What Should a Justice Do? 

Justice Antonin Scalia ’60 went duck hunting with Vice President Dick Cheney three weeks after the Supreme Court agreed to hear Cheney’s appeal of a lower court order that he turn over records of the closed energy task force meetings he held in 2001. Later, amid calls for him to recuse himself, Scalia said, “It’s acceptable practice to socialize with executive branch officials when there are not personal claims against them.” (He added, “Quack, quack.”) Before the case was heard in April, we asked Professor Andrew Kaufman ’54, a former member of the advisory committee on judicial ethics in Massachusetts, what he thought Scalia should do, and he didn’t duck the question:

“If you are asking me how I would advise Scalia, I would say that he should not sit. It is the combination of Scalia and Cheney spending a fair amount of time together in a social and nonpublic setting and the nature of the case, where the issue does not involve naming Cheney a party in some formal, almost technical way.

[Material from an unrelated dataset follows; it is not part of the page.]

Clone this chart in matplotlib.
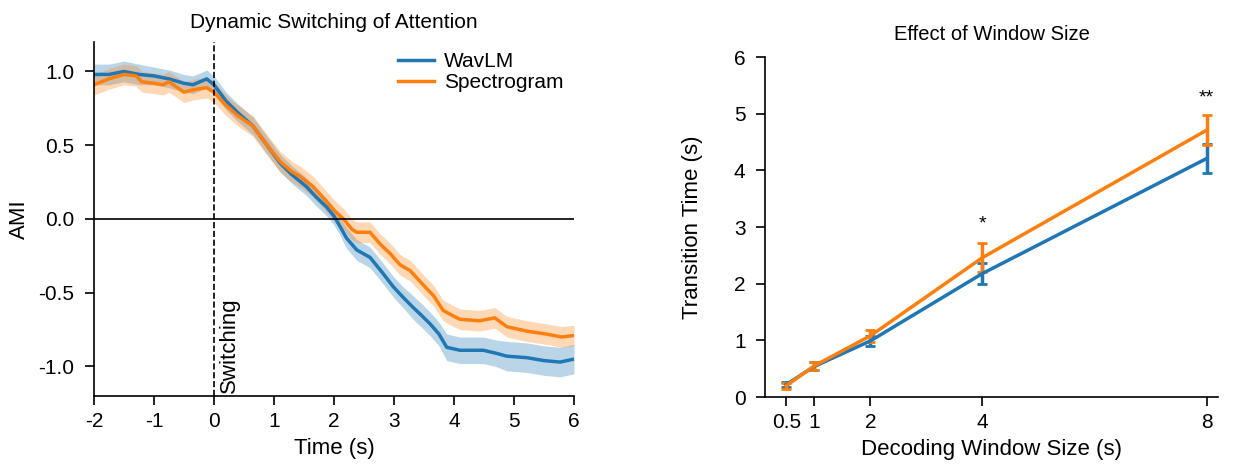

The case has a political setting in which the plaintiffs are seeking information about the meetings of the energy task force that Cheney convened, apparently with heavy energy industry participation, and Cheney is resisting making any disclosures about those meetings. His own personal official conduct is at issue, and so this is quite different from situations to which Scalia has referred as justifying his conduct–such as the official annual visit of the Supreme Court justices to the president. As a former law professor, Scalia ought to be able to see the distinction between those types of situations.”